In practice, even if this decision is a first in case-law concerning the A1 form, it might be difficult to apply the judicial procedure of the withdrawal of the forms with all these precautions.
Recently, the French Court of cassation referred to the Court of Justice of the European Union a new question for a preliminary ruling in order to know if the above-mentioned decision also applies to a litigation relating to the offence of undeclared work (Court of cassation, January 10, 2018, n°16-16713).
The worker posted to replace another posted worker is covered by the social security scheme from his workplace
The Court of Justice of the European Union recently specified that a posted worker is covered by the social security scheme from his workplace when he replaces another posted worker, even if both workers have not been seconded by the same employer (Case C-527/16, September 6, 2018).
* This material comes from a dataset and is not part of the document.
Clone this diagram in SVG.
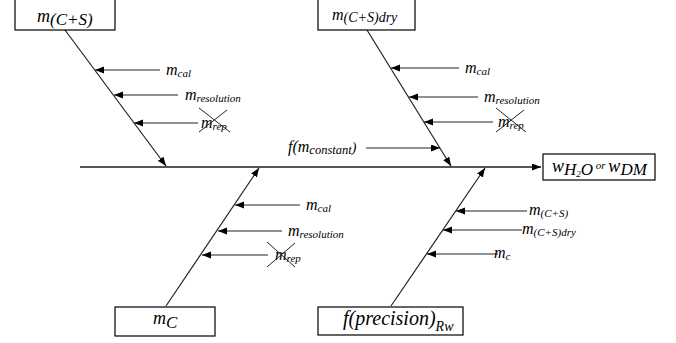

However, the A1 form attesting the worker’s affiliation to the social security with the initial Member State is binding both the social security institutions and national courts of the hosting State, which are therefore not entitled to rule on the form’s validity or withdraw it (except in case of fraud or abuse of rights, CJUE Feb. 6, 2018, case C-359/16).
This solution applies even when the competent authorities of the two Member States have approached the Administrative commission for the coordination of the social security systems and that it concluded that the certificate has been wrongly issued and that it had to be withdrawn.
In addition, the Court notes that an A1 form may be applied retroactively even though, on the date of issuance of the certificate, the competent institution of the Member State in which the activity is carried out, had already decided that the concerned worker should be subject to the compulsory insurance of this Member State.
A1 is one formality among others, secondments in Europe are getting more and more under the scrutiny of policymakers, especially via the Platform that EU countries would like to set up in order to strengthen the monitoring of secondment’s conditions throughout Europe. In the latest French labour law of September 5, 2018, some short term secondments in specific sectors will enjoy less formalities, but sanctions will be heavier on the other side.